## Records
----------

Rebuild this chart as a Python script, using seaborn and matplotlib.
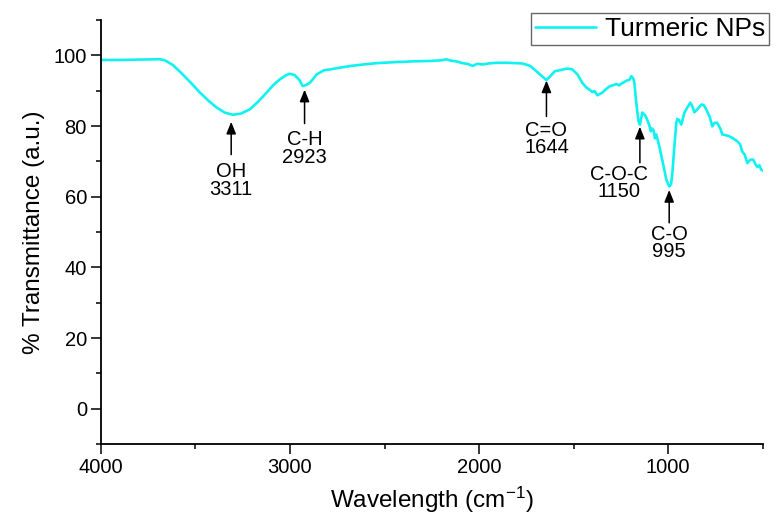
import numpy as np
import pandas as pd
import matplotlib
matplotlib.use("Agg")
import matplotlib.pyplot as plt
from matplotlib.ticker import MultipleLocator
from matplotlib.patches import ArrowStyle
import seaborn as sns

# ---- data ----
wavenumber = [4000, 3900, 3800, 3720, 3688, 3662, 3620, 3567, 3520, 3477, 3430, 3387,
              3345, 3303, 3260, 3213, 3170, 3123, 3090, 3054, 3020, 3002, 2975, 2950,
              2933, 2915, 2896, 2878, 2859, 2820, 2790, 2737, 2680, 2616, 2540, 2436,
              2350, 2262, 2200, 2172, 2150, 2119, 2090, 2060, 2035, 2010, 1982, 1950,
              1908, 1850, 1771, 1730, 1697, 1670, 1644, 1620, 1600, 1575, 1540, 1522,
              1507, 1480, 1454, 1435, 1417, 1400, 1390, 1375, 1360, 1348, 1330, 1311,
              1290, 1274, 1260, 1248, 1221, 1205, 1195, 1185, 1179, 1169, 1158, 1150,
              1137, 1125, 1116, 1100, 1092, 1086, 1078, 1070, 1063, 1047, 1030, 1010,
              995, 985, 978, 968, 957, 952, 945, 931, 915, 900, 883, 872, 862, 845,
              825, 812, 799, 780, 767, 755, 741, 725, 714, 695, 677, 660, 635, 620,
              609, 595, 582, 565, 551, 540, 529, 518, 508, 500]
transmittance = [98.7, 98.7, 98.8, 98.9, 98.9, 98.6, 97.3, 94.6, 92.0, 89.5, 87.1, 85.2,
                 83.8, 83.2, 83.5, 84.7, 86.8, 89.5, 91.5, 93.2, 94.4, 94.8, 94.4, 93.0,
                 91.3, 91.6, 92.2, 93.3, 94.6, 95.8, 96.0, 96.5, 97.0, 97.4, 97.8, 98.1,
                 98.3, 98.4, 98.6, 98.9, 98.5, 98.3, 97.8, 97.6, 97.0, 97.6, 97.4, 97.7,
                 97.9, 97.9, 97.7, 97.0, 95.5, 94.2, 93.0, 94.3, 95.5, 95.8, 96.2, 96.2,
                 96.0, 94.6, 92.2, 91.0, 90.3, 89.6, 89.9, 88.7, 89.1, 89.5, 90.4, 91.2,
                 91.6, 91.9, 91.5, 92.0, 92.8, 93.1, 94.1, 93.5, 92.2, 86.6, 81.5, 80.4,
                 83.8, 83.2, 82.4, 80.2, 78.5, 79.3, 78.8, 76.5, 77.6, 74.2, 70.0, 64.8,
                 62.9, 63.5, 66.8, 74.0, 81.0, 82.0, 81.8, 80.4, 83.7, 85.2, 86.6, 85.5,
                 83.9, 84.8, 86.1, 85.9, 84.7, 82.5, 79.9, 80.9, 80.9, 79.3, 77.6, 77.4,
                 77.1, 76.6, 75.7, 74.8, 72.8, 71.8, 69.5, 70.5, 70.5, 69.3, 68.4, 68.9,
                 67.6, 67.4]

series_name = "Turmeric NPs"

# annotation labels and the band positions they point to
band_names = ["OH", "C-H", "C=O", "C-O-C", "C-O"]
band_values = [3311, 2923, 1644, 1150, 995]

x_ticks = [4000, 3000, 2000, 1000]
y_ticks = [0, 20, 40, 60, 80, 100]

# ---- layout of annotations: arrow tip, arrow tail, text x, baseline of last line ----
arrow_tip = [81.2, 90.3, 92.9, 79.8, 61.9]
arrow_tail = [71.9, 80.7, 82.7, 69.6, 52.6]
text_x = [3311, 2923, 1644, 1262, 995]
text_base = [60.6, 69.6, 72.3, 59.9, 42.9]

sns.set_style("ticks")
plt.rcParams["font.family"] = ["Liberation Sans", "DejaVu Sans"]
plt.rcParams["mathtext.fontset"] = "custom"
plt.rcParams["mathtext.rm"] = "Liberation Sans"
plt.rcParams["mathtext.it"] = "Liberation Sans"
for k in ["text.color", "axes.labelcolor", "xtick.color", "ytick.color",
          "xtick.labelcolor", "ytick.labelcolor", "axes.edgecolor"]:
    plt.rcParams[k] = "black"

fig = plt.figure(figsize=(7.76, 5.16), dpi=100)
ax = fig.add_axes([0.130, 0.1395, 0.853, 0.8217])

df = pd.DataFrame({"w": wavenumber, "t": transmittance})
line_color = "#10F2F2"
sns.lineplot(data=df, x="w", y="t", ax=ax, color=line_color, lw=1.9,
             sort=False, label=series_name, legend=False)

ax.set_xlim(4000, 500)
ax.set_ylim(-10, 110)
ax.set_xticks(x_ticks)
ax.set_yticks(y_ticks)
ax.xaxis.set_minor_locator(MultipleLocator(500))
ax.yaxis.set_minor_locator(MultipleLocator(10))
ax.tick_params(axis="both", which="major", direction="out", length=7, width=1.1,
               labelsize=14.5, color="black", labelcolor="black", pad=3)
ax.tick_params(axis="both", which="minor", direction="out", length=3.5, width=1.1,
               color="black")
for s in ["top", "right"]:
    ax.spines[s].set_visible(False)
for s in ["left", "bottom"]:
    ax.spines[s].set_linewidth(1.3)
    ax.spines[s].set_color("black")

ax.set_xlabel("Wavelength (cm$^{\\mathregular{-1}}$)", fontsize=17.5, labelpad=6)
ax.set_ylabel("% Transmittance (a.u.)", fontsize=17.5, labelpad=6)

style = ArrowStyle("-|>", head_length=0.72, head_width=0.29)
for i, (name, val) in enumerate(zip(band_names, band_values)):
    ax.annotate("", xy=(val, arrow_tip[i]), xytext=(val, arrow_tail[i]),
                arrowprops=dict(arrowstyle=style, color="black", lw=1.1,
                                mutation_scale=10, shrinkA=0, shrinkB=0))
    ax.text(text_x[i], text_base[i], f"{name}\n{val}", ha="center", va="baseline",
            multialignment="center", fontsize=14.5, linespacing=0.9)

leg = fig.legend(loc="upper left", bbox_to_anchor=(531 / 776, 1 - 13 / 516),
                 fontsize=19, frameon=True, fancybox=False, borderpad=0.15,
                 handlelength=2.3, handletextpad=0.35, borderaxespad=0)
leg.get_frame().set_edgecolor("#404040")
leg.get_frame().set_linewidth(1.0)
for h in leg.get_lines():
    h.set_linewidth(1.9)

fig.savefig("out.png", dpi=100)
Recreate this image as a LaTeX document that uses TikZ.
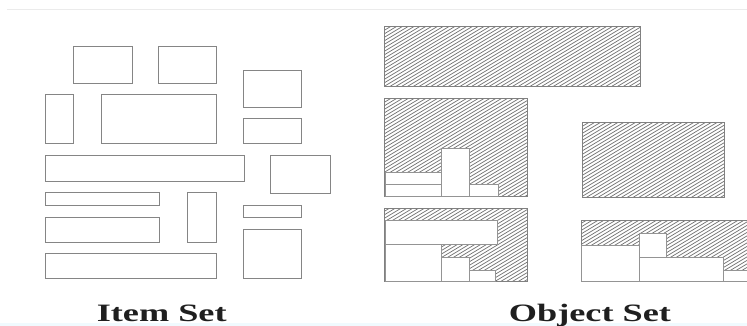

----------

## What you will do
Check each line of the records for the word "this", and show the lines that contain it.

## Written solution
Rebuild this chart as a Python script, using seaborn and matplotlib.
Recreate this image as a LaTeX document that uses TikZ.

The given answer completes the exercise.